Analyzing Flow and Fill Patterns
Short shots and incomplete fills are among the most common issues, but the solution is not always increasing pressure or temperature. The root cause often lies in the balance between injection speed and pack pressure. If the gate is too small or the runner system is restrictive, the material may solidify before filling the cavity, regardless of machine settings. Conversely, excessive speed can cause jetting, where the material streams through the cavity in a thin line, trapping air and creating weak spots. Adjusting the gate location or increasing the diameter of the runner can often resolve these flow issues without compromising dimensional stability.
Dealing with Surface Imperfections
Surface defects such as sink marks, gloss variations, and flow lines are frequently misattributed to material quality when the issue is actually thermal management.
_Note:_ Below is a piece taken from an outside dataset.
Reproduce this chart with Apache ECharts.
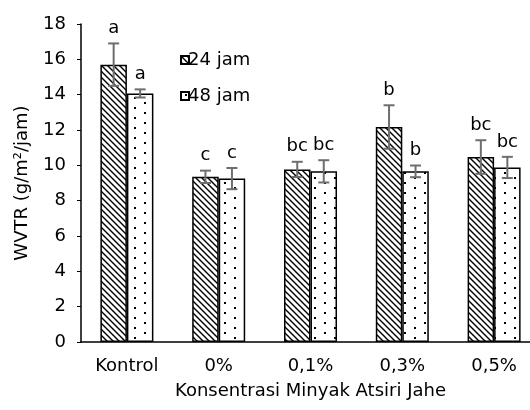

Sink marks occur when thick sections cool more slowly than thin sections, causing differential shrinkage as the internal core continues to cool and pull the surface inward. A proper troubleshooting strategy involves analyzing wall thickness uniformity and adjusting pack time to allow the skin to form before packing. Additionally, mold temperature gradients must be even; hot spots can cause glossiness while cold spots lead to dullness, requiring a review of the cooling circuit layout.
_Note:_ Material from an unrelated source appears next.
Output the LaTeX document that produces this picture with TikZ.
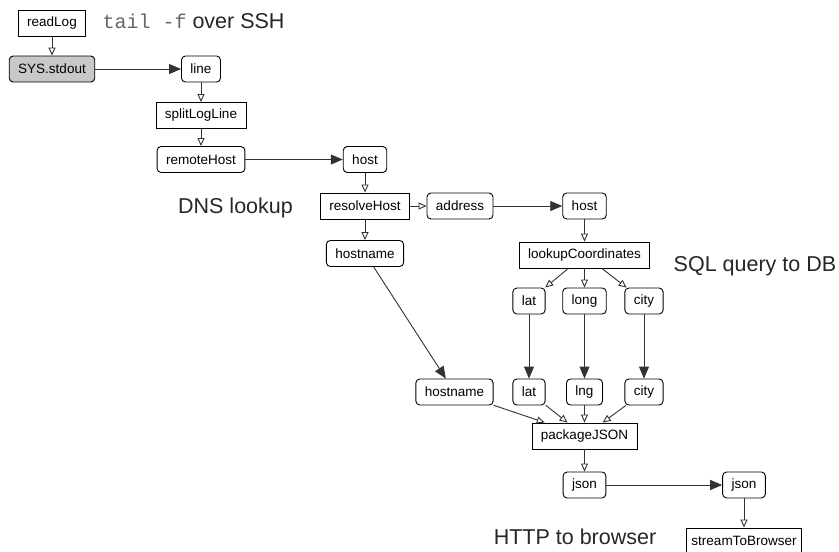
\documentclass[tikz,border=0pt]{standalone}
\usepackage{fontspec}
\setmainfont{Liberation Sans}
\setmonofont{Liberation Mono}
\usetikzlibrary{arrows.meta}
\definecolor{flowline}{HTML}{333333}
\definecolor{sourcefill}{HTML}{C8C8C8}

\begin{document}
\begin{tikzpicture}[x=1pt,y=-1pt,every node/.style={font=\fontsize{13.5}{16}\selectfont},
  op/.style={draw,line width=0.9pt,inner xsep=9pt,minimum height=26pt},
  val/.style={op,rounded corners=4pt},
  note/.style={font=\fontsize{21.5}{26}\selectfont,text=black!85},
  feed/.style={draw=flowline,line width=0.9pt,-{Triangle[open,length=8pt,width=7pt]}},
  push/.style={draw=flowline,line width=0.9pt,-{Triangle[length=12pt,width=10pt]}}]
  \useasboundingbox (0,0) rectangle (839,552);
  \node[op] (readLog) at (52,23) {readLog};
  \node[val,fill=sourcefill] (stdout) at (52,69) {SYS.stdout};
  \node[val] (line) at (201,69) {line};
  \node[op] (split) at (201,115.5) {splitLogLine};
  \node[val] (remote) at (201,159.5) {remoteHost};
  \node[val] (host) at (365,159.5) {host};
  \node[op] (resolve) at (365,206) {resolveHost};
  \node[val] (address) at (460,206) {address};
  \node[val] (ipHost) at (584.5,206) {host};
  \node[op] (lookup) at (584.5,255) {lookupCoordinates};
  \node[val] (name) at (365,253.5) {hostname};
  \node[val] (lat) at (529,301) {lat};
  \node[val] (long) at (584.5,301) {long};
  \node[val] (city) at (644,301) {city};
  \node[val] (nameIn) at (454.5,392) {hostname};
  \node[val] (latIn) at (529,392) {lat};
  \node[val] (lngIn) at (584.5,392) {lng};
  \node[val] (cityIn) at (644,392) {city};
  \node[op] (package) at (584.5,436) {packageJSON};
  \node[val] (json) at (584.5,485) {json};
  \node[val] (jsonOut) at (744,485) {json};
  \node[op,inner xsep=5pt] (stream) at (744,541) {streamToBrowser};
  \node[note,anchor=base west] (sshNote) at (99,28.5) {{\fontsize{20}{24}\selectfont\ttfamily\color{black!60}tail -f} over SSH};
  \node[note,anchor=base] (dnsNote) at (235.5,213) {DNS lookup};
  \node[note,anchor=base] (sqlNote) at (755,271) {SQL query to DB};
  \node[note,anchor=base] (httpNote) at (575,544) {HTTP to browser};
  \draw[feed] (readLog) -- (stdout);
  \draw[push] (stdout) -- (line);
  \draw[feed] (line) -- (split);
  \draw[feed] (split) -- (remote);
  \draw[push] (remote) -- (host);
  \draw[feed] (host) -- (resolve);
  \draw[feed] (resolve) -- (address);
  \draw[push] (address) -- (ipHost);
  \draw[feed] (resolve) -- (name);
  \draw[feed] (ipHost) -- (lookup);
  \foreach \v in {lat,long,city} \draw[feed] (lookup) -- (\v);
  \foreach \a/\b in {name/nameIn,lat/latIn,long/lngIn,city/cityIn} \draw[push] (\a) -- (\b);
  \foreach \v in {nameIn,latIn,lngIn,cityIn} \draw[feed] (\v) -- (package);
  \draw[feed] (package) -- (json);
  \draw[push] (json) -- (jsonOut);
  \draw[feed] (jsonOut) -- (stream);
\end{tikzpicture}
\end{document}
Addressing Weld Lines and Venting Issues
Weld lines, where two flow fronts meet, are not merely cosmetic; they represent a point of structural weakness that can compromise part integrity. These lines form when the cavity is filled from multiple directions and the fronts converge before solidifying. To mitigate this, technicians can adjust the mold temperature to allow the material to remain fluid longer or modify the gate geometry to ensure balanced filling. Equally critical is venting; trapped air burns off into dark streaks if the vent depths are too shallow or if the blower setting during mold opening is insufficient. Increasing vent gaps or adjusting the demold sequence can effectively eliminate these surface blemishes.
Managing Dimensional Stability and Warpage
Warpage and dimensional deviation are often the result of internal stress induced during the cooling phase. If a part is ejected too early, it may warp slightly on the conveyor; if cooled too slowly, it may shrink unevenly. Effective troubleshooting involves verifying that the cooling time is sufficient for the core temperature to drop below the heat distortion temperature of the material. Another frequent oversight is the application of ejection force; uneven or excessive ejector pin pressure can distort delicate features. Reviewing the layout and quantity of ejector pins ensures that stress is distributed evenly across the part as it shrinks away from the core.